To prevent insufficient pressure within the onboard LH₂ storage tank during supply, which could lead to significant residual LH₂ that cannot be supplied, the design of the onboard LH₂ storage and supply system needs to consider the active-pressurization method of the LH₂ tank. To investigate whether the active-pressurization method can meet the active-pressurization performance requirements for low-temperature fluids in onboard LH₂ storage tanks, this study uses LN₂ as the working fluid. Experiments on active-pressurization and supply in the onboard LH₂ storage system were conducted, exploring the impact of different LN₂ fill levels on the active-pressurization rate and the pressure stability during the active-pressurization supply process. Based on the parameters of the LH₂ tank, a system simulation model was established. The maximum active-pressurization flow rate of the simulation model was calibrated according to the active-pressurization experimental data, further exploring the active-pressurization storage and supply characteristics of the onboard LH₂ tank.

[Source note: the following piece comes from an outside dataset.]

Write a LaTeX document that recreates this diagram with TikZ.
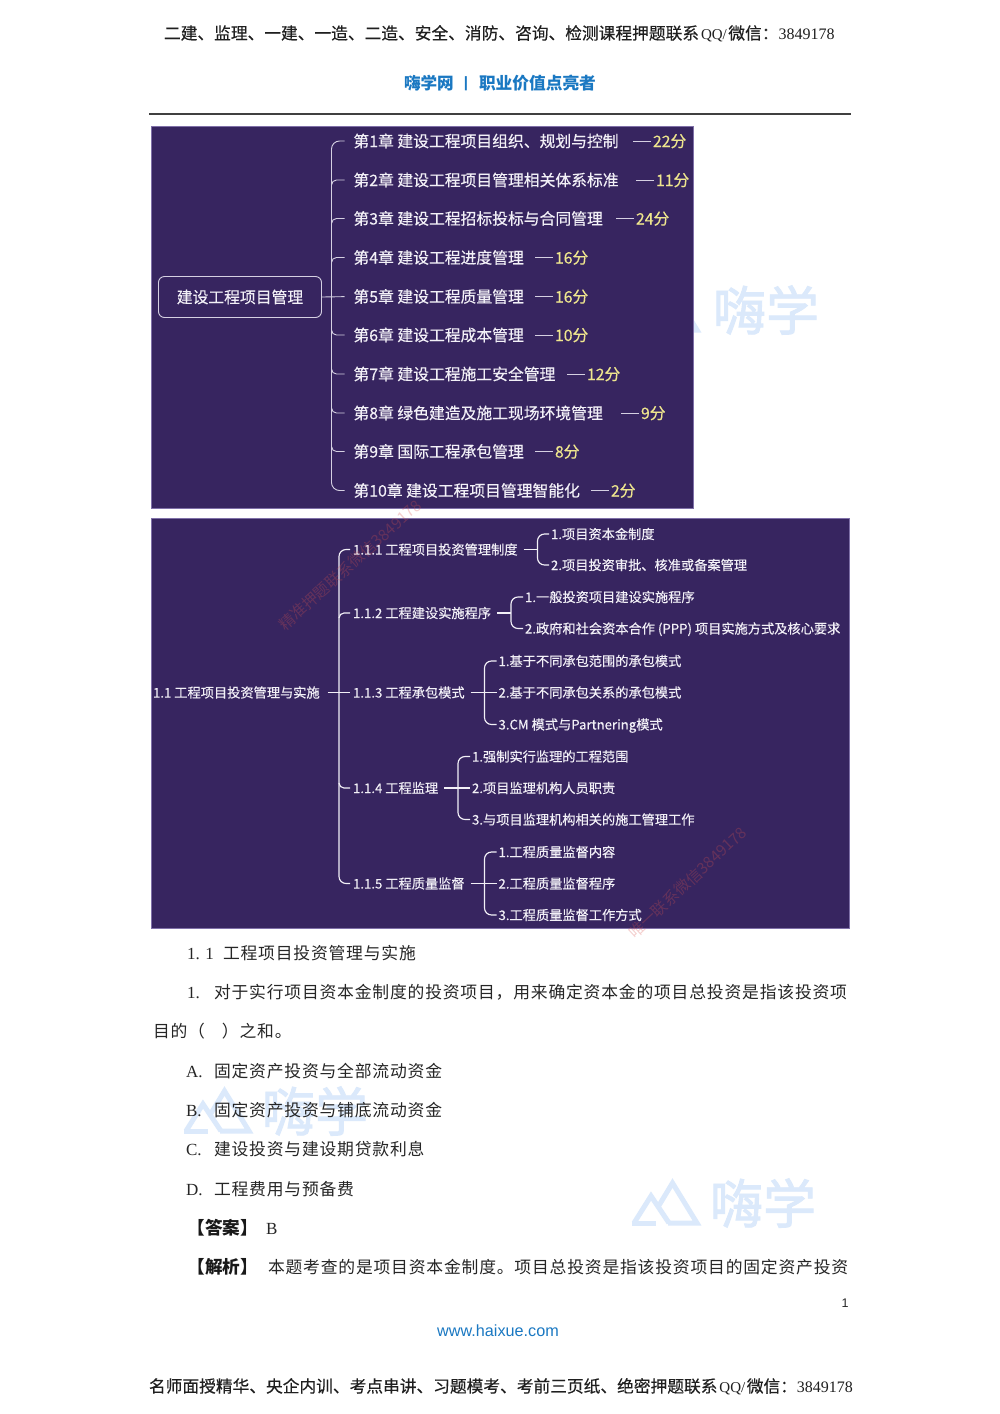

The results indicate that the active-pressurization supply simulation results, calibrated with the active-pressurization flow rate, show good consistency with the experimental data. As the supply flow rate increases, the active-pressurization maintaining pressure slightly decreases. When the liquid level drops too low and transitions to gaseous supply, the pressure inside the tank rapidly declines. At an ambient temperature of −10 °C, the active-pressurization can still offset the pressure drop caused by the supply. However, higher ambient temperatures increase the temperature difference during, leading to a higher evaporation rate inside the tank. The active-pressurization flow rate was corrected by the ratio of the densities and viscosities of LN₂ and LH₂ to investigate the situation of active-pressurization to exceed the critical pressure. When the LH₂ tank is actively pressurized to the critical pressure, there is still a return gas temperature difference close to 170 K, which is much higher than the 0 K of LN₂, thereby promoting the active-pressurization rate. This study explored the active-pressurization capability and influencing factors of onboard LH₂ storage tanks through LN₂ experiments and system simulation methods, providing a foundation for precise control of the active-pressurization supply in onboard LH₂ systems.